Scientists Plan World’s First Graviton Detector | 24 Jan 2026
Researchers from Stevens Institute of Technology and Yale University are developing an experiment aimed at detecting gravitons, the hypothetical quantum particles believed to carry gravity, bridging the gap between quantum mechanics and general relativity.
Graviton
- About: A graviton is a hypothetical elementary particle believed to carry the force of gravity, similar to how photons carry electromagnetic force. Detecting gravitons would confirm gravity as a quantum force, a major breakthrough in physics.

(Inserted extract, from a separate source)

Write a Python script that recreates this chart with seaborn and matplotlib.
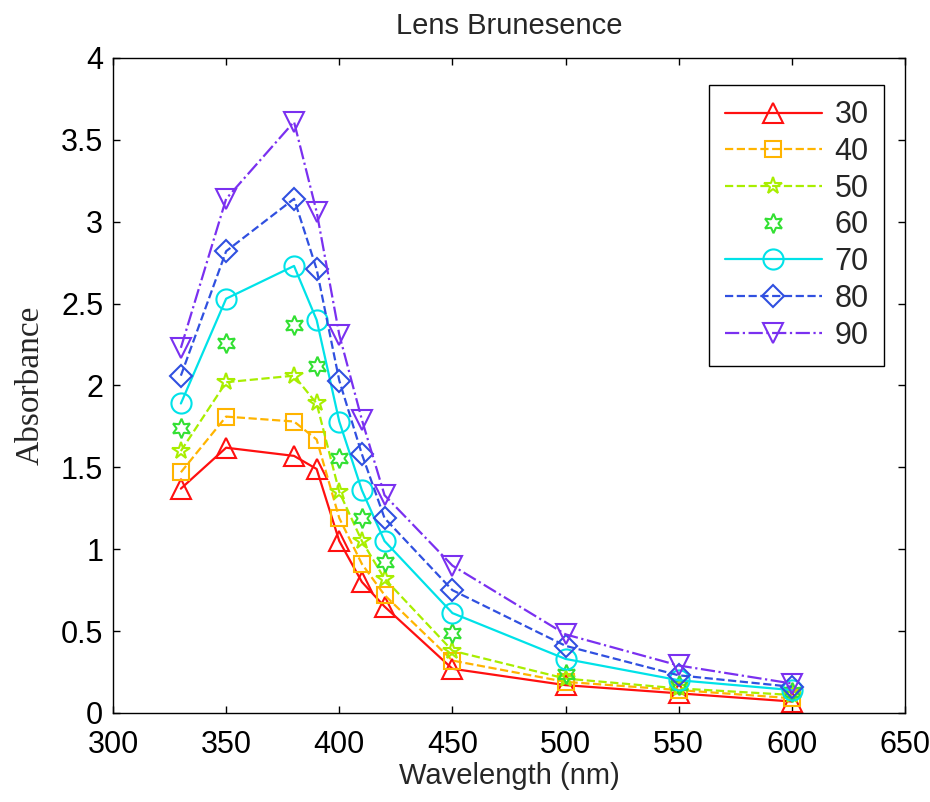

- Detection Method: The proposed detector is a superfluid helium resonator, cooled to its quantum ground state to eliminate noise. When a gravitational wave passes through, it could transfer one quantum of energy (a graviton), causing a phonon (vibration) detectable by lasers.
- Detection Challenges: Gravity is the weakest of the four fundamental forces (Gravity, electromagnetism, strong and weak nuclear forces), making graviton interaction with matter extremely rare. A graviton can pass through matter almost without interaction, giving it an extremely small detection probability.
- Limitations: Even if a vibration is detected, it may still be explainable by classical gravity. Previous studies suggest that creating a detector capable of capturing a single graviton may be practically impossible.
- Significance: Successful graviton detection would be a landmark breakthrough, opening pathways toward a unified theory of physics and deeper understanding of the universe.